Il aurait pu évoquer la « solitude du commandement » mais proposera plutôt l'exemple de la nécessaire délégation de la décision et de la nécessité d'accorder sa confiance.

     Autre parallèle, l'auteur évoque la finalité de la dissuasion nucléaire, entre crédibilité de celle-ci qui repose autant sur la volonté d'employer le feu nucléaire si telle était la nécessité que sur la crédibilité des deux forces opérationnelles l'incarnant. Et de l'autre côté, il ose aborder la question difficile d'un éventuel décès à bord et des décisions qui se présenteraient alors au commandant du bateau. Entre les deux, il souligne la nécessaire fraternité d'arme : tant à l'intérieur de l'équipage qu'avec les autres commandants, les autres équipages des SNLE des marines étrangères. Rappelant le souvenir, difficile, de la perte du К-141 Koursk (2000) et du S-42 ARA San Juan (2017).

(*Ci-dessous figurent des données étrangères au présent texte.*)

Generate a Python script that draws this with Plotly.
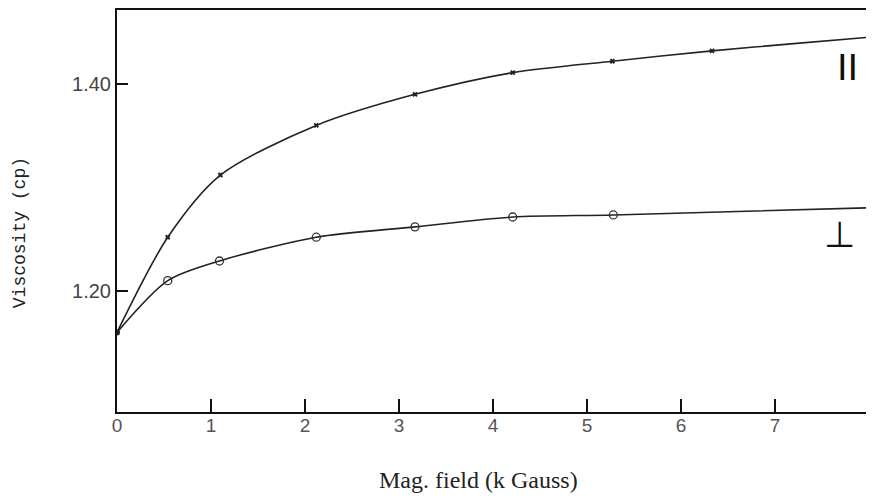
import plotly.graph_objects as go

# Data
field_pts = [0.0, 0.54, 1.10, 2.12, 3.17, 4.21, 5.27, 6.33]
visc_parallel = [1.160, 1.252, 1.312, 1.360, 1.390, 1.411, 1.422, 1.432]
field_perp_pts = [0.0, 0.54, 1.09, 2.12, 3.17, 4.21, 5.28]
visc_perp = [1.160, 1.210, 1.229, 1.252, 1.262, 1.2715, 1.2735]
# curve continuation to the right edge (no marker)
field_end = [7.2, 8.05]
visc_parallel_end = [1.439, 1.4455]
visc_perp_end = [1.2755, 1.2805]

x_ticks = [0, 1, 2, 3, 4, 5, 6, 7]
y_ticks = [1.20, 1.40]
y_tick_text = ["1.20", "1.40"]

fig = go.Figure()

line_style = dict(color="#222222", width=1.6, shape="spline", smoothing=0.8)

fig.add_trace(go.Scatter(x=field_pts + field_end, y=visc_parallel + visc_parallel_end,
                         mode="lines", line=line_style, hoverinfo="skip"))
fig.add_trace(go.Scatter(x=field_perp_pts + field_end[1:],
                         y=visc_perp + visc_perp_end[1:],
                         mode="lines", line=line_style, hoverinfo="skip"))

fig.add_trace(go.Scatter(x=field_pts[1:], y=visc_parallel[1:], mode="markers",
                         marker=dict(symbol="x-thin", size=4, color="#222",
                                     line=dict(color="#222", width=2))))
fig.add_trace(go.Scatter(x=field_perp_pts[1:], y=visc_perp[1:], mode="markers",
                         marker=dict(symbol="circle-open", size=8, color="#333",
                                     line=dict(color="#333", width=1.3))))
fig.add_trace(go.Scatter(x=field_pts[:1], y=visc_parallel[:1], mode="markers",
                         marker=dict(symbol="circle", size=6, color="#222")))

fig.add_annotation(x=7.77, y=1.4164, text="II", showarrow=False,
                   font=dict(family="DejaVu Sans", size=36, color="#111"))
fig.add_annotation(x=7.69, y=1.255, text="⊥", showarrow=False,
                   font=dict(family="DejaVu Sans", size=36, color="#111"))

# axis titles (placed as in the reference)
fig.add_annotation(xref="paper", yref="paper", x=0.478, y=-0.17, yanchor="middle",
                   text="Mag. field (k Gauss)", showarrow=False,
                   font=dict(family="Liberation Serif", size=24, color="#222"))
fig.add_annotation(xref="paper", yref="paper", x=-0.128, y=0.445, xanchor="center",
                   yanchor="middle", textangle=-90,
                   text="Viscosity (cp)", showarrow=False,
                   font=dict(family="Liberation Mono", size=18, color="#222"))

fig.update_layout(
    width=866, height=491,
    margin=dict(l=109, r=0, t=2, b=87),
    paper_bgcolor="white", plot_bgcolor="white",
    showlegend=False,
    xaxis=dict(range=[0, 8.053], tickvals=x_ticks, ticks="inside", ticklen=13,
               tickwidth=1.5, tickcolor="#111", ticklabelstandoff=-5,
               showline=True, linecolor="#111", linewidth=2, mirror=True,
               showgrid=False, zeroline=False,
               tickfont=dict(family="Liberation Sans", size=19, color="#555")),
    yaxis=dict(range=[1.0831, 1.4715], tickvals=y_ticks, ticktext=y_tick_text,
               ticks="inside", ticklen=11, tickwidth=1.5, tickcolor="#111",
               showline=True, linecolor="#111", linewidth=2, mirror=False,
               showgrid=False, zeroline=False,
               tickfont=dict(family="Liberation Sans", size=20, color="#444")),
)

fig.write_html("out.html")
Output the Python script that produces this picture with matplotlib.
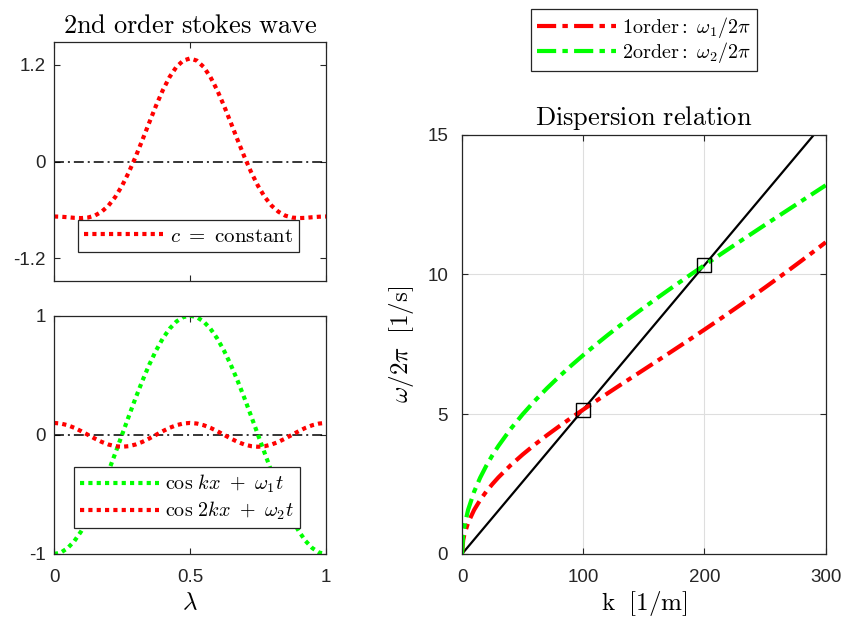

     Robert Merle pouvait laisser au lecteur de Le jour ne se lève pas pour nous une sensation presque triste de cet étrange isolement alors qu'il se dégage du récit de l'Amiral François Dupont une sérénité et presque une joie que de raconter les turpitudes de l'équipage et le « bateau », son âme, ceux qui travaillent à régler ses tropismes et qui, par-dessus tout, veulent l'arracher à la torpeur des cales.

     Le lecteur trouvera aussi, à travers les pages, éparpillés ici ou là, un aperçu global de tout le dispositif concourant à la mise en œuvre de la composante océanique de la dissuasion, mettant en jeu toutes les forces de la Marine nationale, afin de concourir à la sûreté des atterrages de Brest car les SNLE ne plongent pas avant d'avoir plus de 200 mètres d'eau sous la quille. Sans cette sécurité, l'éventuelle avarie de barre ne pourrait être contrée avant de rencontrer le fond. Le danger guette toujours. Et la solitude est finalement celle trouvée dans la dilution du bateau dans l'immensité océanique.

69 jours se sont écoulés après le début de la patrouille, celle-ci prend fin. Le lecteur glanera encore quelques pages, à la manière de l'Amiral François Dupont quittera le bord et le service à la mer.